Sunday, June 14, 2009

Quotations from Dante - Grace in judgment

Some folks have the false idea that the Church has become "liberal" in that She has a broader view than they as to who we must consider to be our brothers in Christ. But the Church merely respects the teaching of the parable of the wheat and tares in this.
And the servants of the good man of the house coming said to him. Sir, didst thou not sow good seed in thy field? Whence then hath it cockle? And he said to them: An enemy hath done this. And the servants said to him: Wilt thou that we go and gather it up? And he said: No, lest perhaps gathering up the cockle, you root up the wheat also together with it. Suffer both to grow until the harvest, and in the time of the harvest I will say to the reapers: Gather up first the cockle, and bind it into bundles to burn, but the wheat gather ye into my barn. [Mt. 13:27-30]

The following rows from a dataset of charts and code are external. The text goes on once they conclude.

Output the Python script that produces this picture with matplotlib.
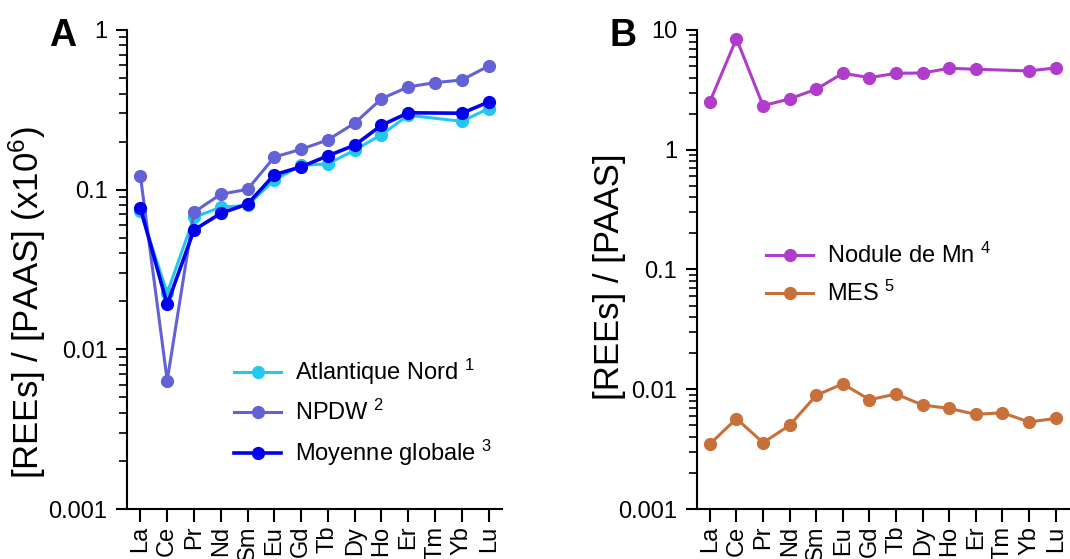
import matplotlib
matplotlib.use('Agg')
import matplotlib.pyplot as plt
import numpy as np
from matplotlib.ticker import LogLocator, FuncFormatter

plt.rcParams['font.family'] = ['Liberation Sans', 'DejaVu Sans']
plt.rcParams['mathtext.fontset'] = 'custom'
plt.rcParams['mathtext.rm'] = 'Liberation Sans'

# data
elements = ['La', 'Ce', 'Pr', 'Nd', 'Sm', 'Eu', 'Gd', 'Tb', 'Dy', 'Ho', 'Er', 'Tm', 'Yb', 'Lu']
nan = np.nan

# panel A (x10^6), Tm not measured for two series
atlantique_nord = [0.0732, 0.0225, 0.0671, 0.0776, 0.0798, 0.115, 0.142, 0.145, 0.177, 0.221, 0.292, nan, 0.268, 0.322]
npdw = [0.122, 0.00637, 0.0722, 0.0936, 0.1005, 0.160, 0.179, 0.205, 0.261, 0.371, 0.440, 0.468, 0.486, 0.595]
moyenne_globale = [0.0768, 0.0191, 0.0559, 0.0711, 0.0813, 0.124, 0.139, 0.163, 0.190, 0.253, 0.303, nan, 0.301, 0.354]

# panel B
nodule_mn = [2.52, 8.46, 2.33, 2.66, 3.20, 4.35, 4.00, 4.35, 4.37, 4.79, 4.70, nan, 4.55, 4.82]
mes = [0.00349, 0.00568, 0.00358, 0.00500, 0.00890, 0.0111, 0.00818, 0.00912, 0.00738, 0.00692, 0.00617, 0.00637, 0.00533, 0.00571]

FS = 17


def draw(ax, series):
    x = np.arange(len(elements))
    for vals, color, label, lw in series:
        y = np.array(vals, dtype=float)
        ok = ~np.isnan(y)
        ax.plot(x[ok], y[ok], color=color, lw=lw, marker='o', ms=8.5, label=label)


def style(ax, ylim):
    ax.set_yscale('log')
    ax.set_ylim(*ylim)
    ax.set_xlim(-0.5, 13.5)
    ax.set_xticks(np.arange(len(elements)))
    ax.set_xticklabels(elements, rotation=90, fontsize=FS)
    ax.yaxis.set_major_locator(LogLocator(base=10))
    ax.yaxis.set_minor_locator(LogLocator(base=10, subs=np.arange(2, 10)))
    ax.yaxis.set_minor_formatter(FuncFormatter(lambda v, p: ''))
    ax.yaxis.set_major_formatter(FuncFormatter(lambda v, p: '{:g}'.format(v)))
    ax.tick_params(axis='y', which='major', length=8, width=1.5, labelsize=FS, pad=6)
    ax.tick_params(axis='y', which='minor', length=6, width=1.2)
    ax.tick_params(axis='x', length=9, width=1.5, pad=3)
    for s in ['top', 'right']:
        ax.spines[s].set_visible(False)
    for s in ['left', 'bottom']:
        ax.spines[s].set_linewidth(1.5)


fig = plt.figure(figsize=(10.70, 5.59), dpi=100)

# panel A
axA = fig.add_axes([0.1187, 0.0894, 0.3505, 0.857])
draw(axA, [
    (atlantique_nord, '#22c8f0', r'Atlantique Nord $\mathregular{^{1}}$', 2.2),
    (npdw, '#6262d6', r'NPDW $\mathregular{^{2}}$', 2.2),
    (moyenne_globale, '#0000ee', r'Moyenne globale $\mathregular{^{3}}$', 2.6),
])
style(axA, (0.001, 1))
axA.set_ylabel(r'[REEs] / [PAAS] (x10$\mathregular{^{6}}$)', fontsize=25)
axA.yaxis.set_label_coords(-0.21, 0.43)
axA.legend(loc='lower left', bbox_to_anchor=(0.26, 0.065), frameon=False, fontsize=FS,
           handlelength=2.0, handletextpad=0.6, labelspacing=0.55, borderaxespad=0)
fig.text(0.046, 0.935, 'A', fontsize=27, fontweight='bold', ha='left', va='center')

# panel B
axB = fig.add_axes([0.651, 0.0894, 0.348, 0.857])
draw(axB, [
    (nodule_mn, '#b03ccc', r'Nodule de Mn $\mathregular{^{4}}$', 2.2),
    (mes, '#c8703a', r'MES $\mathregular{^{5}}$', 2.2),
])
style(axB, (0.001, 10))
axB.set_ylabel('[REEs] / [PAAS]', fontsize=25)
axB.yaxis.set_label_coords(-0.19, 0.485)
axB.legend(loc='lower left', bbox_to_anchor=(0.161, 0.404), frameon=False, fontsize=FS,
           handlelength=2.0, handletextpad=0.6, labelspacing=0.55, borderaxespad=0)
fig.text(0.570, 0.935, 'B', fontsize=27, fontweight='bold', ha='left', va='center')

fig.savefig('out.png', dpi=100)
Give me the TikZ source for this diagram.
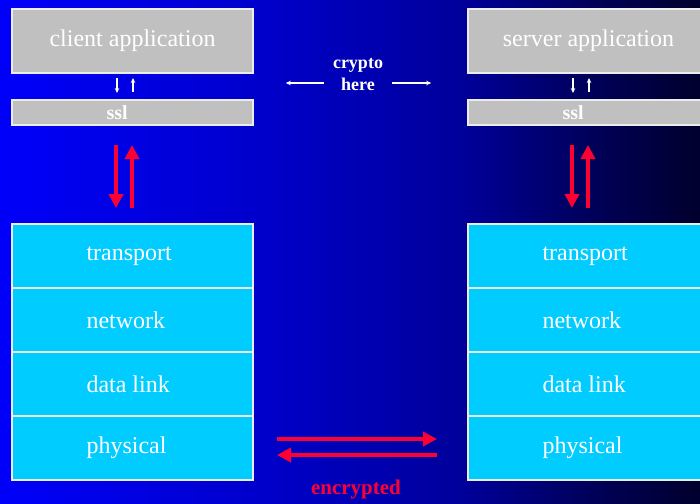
\documentclass[tikz,border=0pt]{standalone}
\usepackage{fontspec}
\setmainfont{Liberation Serif}
\usetikzlibrary{positioning,arrows.meta,calc}

\definecolor{lyrblue}{RGB}{0,204,255}
\definecolor{appgray}{RGB}{192,192,192}
\definecolor{arrred}{RGB}{255,0,51}
\definecolor{bgA}{RGB}{0,0,250}
\definecolor{bgB}{RGB}{0,0,205}
\definecolor{bgC}{RGB}{0,0,155}
\definecolor{bgD}{RGB}{0,0,85}
\definecolor{bgE}{RGB}{0,0,45}
\pgfdeclarehorizontalshading{bgshade}{100bp}{color(0bp)=(bgA); color(25bp)=(bgA);
  color(42.9bp)=(bgB); color(57.9bp)=(bgC); color(67.9bp)=(bgD); color(75bp)=(bgE); color(100bp)=(bgE)}

\begin{document}
\begin{tikzpicture}[x=1pt,y=-1pt, font=\fontsize{24}{28}\selectfont,
  app/.style = {draw=white!85!gray, line width=1.2pt, fill=appgray, text=white, minimum width=241pt, minimum height=64pt, inner sep=0pt, outer sep=0pt},
  ssl/.style = {app, minimum height=25pt, text width=52pt, align=flush left, font=\fontsize{20}{22}\selectfont\bfseries},
  lyr/.style = {app, fill=lyrblue, text width=92pt, align=flush left},
  wire/.style = {draw=white, line width=1.1pt, -{Stealth[length=5pt,width=4.5pt]}},
  fat/.style = {draw=arrred, line width=3.5pt, -{Triangle[length=14pt,width=14pt]}}]

  \useasboundingbox (0,0) rectangle (700,503);
  \clip (0,0) rectangle (700,503);
  \shade[shading=bgshade] (0,0) rectangle (700,503);

  % client side
  \node[app] (capp) at (132.5,41) {client application};
  \node[ssl] (cssl) [below=27pt of capp] {ssl};
  \node[lyr] (ctp) [below=99pt of cssl] {transport};
  \node[lyr] (cnw) [below=0pt of ctp] {network};
  \node[lyr] (cdl) [below=0pt of cnw] {data link};
  \node[lyr] (cph) [below=0pt of cdl] {physical};

  % server side
  \node[app] (sapp) at (588.5,41) {server application};
  \node[ssl] (sssl) [below=27pt of sapp] {ssl};
  \node[lyr] (stp) [below=99pt of sssl] {transport};
  \node[lyr] (snw) [below=0pt of stp] {network};
  \node[lyr] (sdl) [below=0pt of snw] {data link};
  \node[lyr] (sph) [below=0pt of sdl] {physical};

  \node[text=white, align=center, inner sep=2pt, font=\fontsize{18}{22}\selectfont\bfseries] (crypto) at (358,75) {crypto\\here};
  \node[text=arrred, font=\fontsize{21}{24}\selectfont\bfseries] (enc) at (356,489) {encrypted};

  \draw[wire] ([xshift=-15.5pt,yshift=-5pt]capp.south) -- ([xshift=-15.5pt,yshift=7pt]cssl.north);
  \draw[wire] ([xshift=0.5pt,yshift=8pt]cssl.north) -- ([xshift=0.5pt,yshift=-5pt]capp.south);
  \draw[wire] ([xshift=-15.5pt,yshift=-5pt]sapp.south) -- ([xshift=-15.5pt,yshift=7pt]sssl.north);
  \draw[wire] ([xshift=0.5pt,yshift=8pt]sssl.north) -- ([xshift=0.5pt,yshift=-5pt]sapp.south);

  \draw[wire] ([xshift=-7pt,yshift=-8pt]crypto.west) -- ++(-38,0);
  \draw[wire] ([xshift=7pt,yshift=-8pt]crypto.east) -- ++(39,0);

  \draw[fat] ([xshift=-16.5pt,yshift=-20pt]cssl.south) -- ([xshift=-16.5pt,yshift=16pt]ctp.north);
  \draw[fat] ([xshift=-0.5pt,yshift=16pt]ctp.north) -- ([xshift=-0.5pt,yshift=-20pt]cssl.south);
  \draw[fat] ([xshift=-16.5pt,yshift=-20pt]sssl.south) -- ([xshift=-16.5pt,yshift=16pt]stp.north);
  \draw[fat] ([xshift=-0.5pt,yshift=16pt]stp.north) -- ([xshift=-0.5pt,yshift=-20pt]sssl.south);

  \draw[fat, shorten <=24pt, shorten >=31pt] ([yshift=9pt]cph.east) -- ([yshift=9pt]sph.west);
  \draw[fat, shorten <=31pt, shorten >=24pt] ([yshift=-7pt]sph.west) -- ([yshift=-7pt]cph.east);

\end{tikzpicture}
\end{document}
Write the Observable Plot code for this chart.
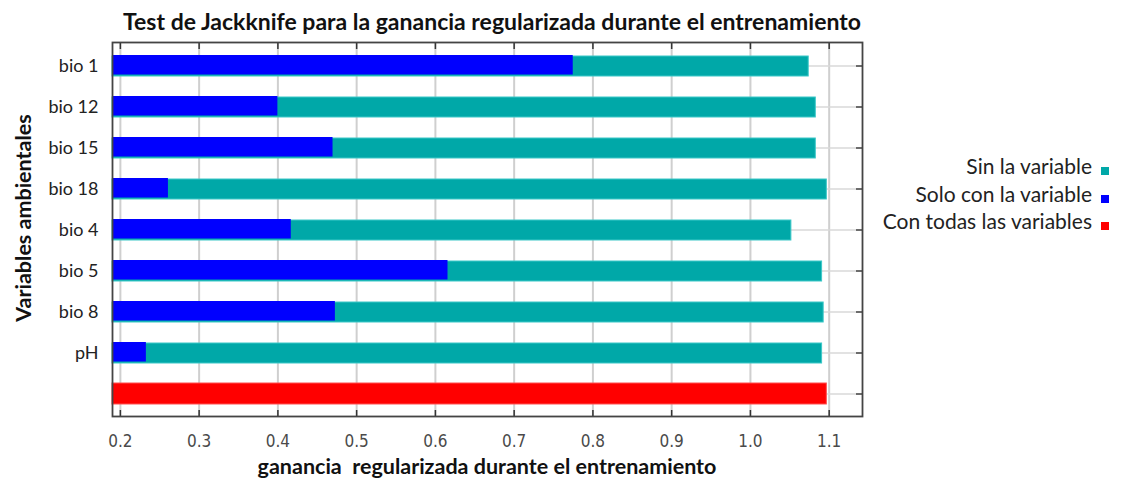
<!DOCTYPE html>
<html>
<head>
<meta charset="utf-8">
<script src="https://cdn.jsdelivr.net/npm/d3@7"></script>
<script src="https://cdn.jsdelivr.net/npm/@observablehq/plot@0.6"></script>
<style>
  html, body { margin: 0; padding: 0; background: #fff; }
  #wrap { position: relative; width: 1121px; height: 479px; overflow: hidden; font-family: Lato, "Open Sans", sans-serif; }
  #chart { position: absolute; left: 0; top: 0; }
  .title { position: absolute; left: 0; width: 984px; top: 7px; text-align: center; font-weight: bold; font-size: 23px; color: #111; white-space: pre; }
  .xlabel { position: absolute; left: 112px; width: 750px; top: 453px; text-align: center; font-weight: bold; font-size: 21.5px; color: #111; white-space: pre; }
  .ylabel { position: absolute; left: 23px; top: 218px; transform: translate(-50%, -50%) rotate(-90deg); font-weight: bold; font-size: 21.5px; color: #111; white-space: pre; }
  .legend { position: absolute; right: 12px; top: 152px; font-size: 21px; color: #222; text-align: right; line-height: 27.5px; }
  .legend .sw { display: inline-block; width: 8px; height: 8px; margin-left: 9px; vertical-align: -1px; }
</style>
</head>
<body>
<div id="wrap">
  <div id="chart"></div>
  <div class="title" id="title"></div>
  <div class="xlabel" id="xlabel"></div>
  <div class="ylabel" id="ylabel"></div>
  <div class="legend" id="legend"></div>
</div>
<script>
// ---- data ----
const titleText = "Test de Jackknife para la ganancia regularizada durante el entrenamiento";
const xLabelText = "ganancia  regularizada durante el entrenamiento";
const yLabelText = "Variables ambientales";
const categories = ["bio 1", "bio 12", "bio 15", "bio 18", "bio 4", "bio 5", "bio 8", "pH"];
const withoutVariable = [1.074, 1.083, 1.083, 1.097, 1.052, 1.091, 1.093, 1.091];
const onlyVariable = [0.775, 0.400, 0.470, 0.261, 0.417, 0.616, 0.473, 0.233];
const allVariablesKey = "all";
const allVariablesValue = 1.097;
const xTicks = [0.2, 0.3, 0.4, 0.5, 0.6, 0.7, 0.8, 0.9, 1.0, 1.1];
const seriesNames = ["Sin la variable", "Solo con la variable", "Con todas las variables"];
const seriesColors = ["#00a8a8", "#0000ff", "#ff0000"];
const xDomain = [0.19, 1.1423];

// ---- tables ----
const rowsWithout = categories.map((c, i) => ({cat: c, v: withoutVariable[i]}));
const rowsOnly = categories.map((c, i) => ({cat: c, v: onlyVariable[i]}));
const rowsAll = [{cat: allVariablesKey, v: allVariablesValue}];
const yDomain = [...categories, allVariablesKey];

const plot = Plot.plot({
  width: 1121,
  height: 479,
  marginTop: 42,
  marginBottom: 63,
  marginLeft: 112,
  marginRight: 259,
  style: {background: "transparent", overflow: "visible"},
  x: {domain: xDomain},
  y: {domain: yDomain, paddingInner: 0.5, paddingOuter: 0.24},
  marks: [
    Plot.ruleX(xTicks, {stroke: "#cfcfcf", strokeWidth: 2}),
    Plot.ruleY(yDomain, {y: d => d, stroke: "#d8d8d8", strokeWidth: 1.5}),
    Plot.barX(rowsWithout, {y: "cat", x1: xDomain[0], x2: "v", fill: seriesColors[0], stroke: "#3cc8c8", strokeWidth: 1, insetTop: 1}),
    Plot.barX(rowsOnly, {y: "cat", x1: xDomain[0], x2: "v", fill: seriesColors[1], insetBottom: 1.5}),
    Plot.barX(rowsAll, {y: "cat", x1: xDomain[0], x2: "v", fill: seriesColors[2], stroke: "#ff5050", strokeWidth: 1}),
    Plot.axisX(xTicks, {anchor: "bottom", tickSize: -6, tickPadding: 24, tickFormat: d3.format(".1f"),
      fontSize: 17, fill: "#4a4a4a", stroke: "#333", strokeWidth: 1.5, label: null,
      fontFamily: "'Liberation Sans Narrow', 'DejaVu Sans Condensed', sans-serif"}),
    Plot.axisX(xTicks, {anchor: "top", tickSize: -6, tickFormat: () => "", stroke: "#333", strokeWidth: 1.5, label: null}),
    Plot.axisY({anchor: "left", tickSize: 0, tickPadding: 14, fontSize: 18, fill: "#222",
      fontFamily: "Lato, 'Open Sans', sans-serif",
      tickFormat: d => d === allVariablesKey ? "" : d, label: null}),
    Plot.axisY({anchor: "right", tickSize: -7, tickFormat: () => "", stroke: "#444", strokeWidth: 1.5, label: null}),
    Plot.frame({stroke: "#444", strokeWidth: 1.8})
  ]
});
document.getElementById("chart").appendChild(plot);

document.getElementById("title").textContent = titleText;
document.getElementById("xlabel").textContent = xLabelText;
document.getElementById("ylabel").textContent = yLabelText;
const legend = document.getElementById("legend");
seriesNames.forEach((n, i) => {
  const row = document.createElement("div");
  const t = document.createElement("span");
  t.textContent = n;
  const sw = document.createElement("span");
  sw.className = "sw";
  sw.style.background = seriesColors[i];
  row.appendChild(t);
  row.appendChild(sw);
  legend.appendChild(row);
});
</script>
</body>
</html>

And this is no novel practice of the Church notwithstanding the complaints of Her critics. We may see this from Canto IX of the Purgatorio, where Dante has the Angel at the Gate say:
From Peter I hold these, who bade me err
In opening rather than in keeping fast,
So men but kneeled to me without demur. [127-129; page 137 in the Sayers translation]
"Err in opening rather than in keeping fast:" that is, don't be too quick to judge. Now one may quibble as to how well such a principle might have been observed in Dante's time, but it surely is the case that he wasn't making it up: he was a faithful Catholic. And it is this principle that explains why we may rightly refer to Protestants as our brothers in Christ, just as the Church teaches today. For that matter we must apply it amongst ourselves, since we dare not presume that every Catholic born will Catholic die!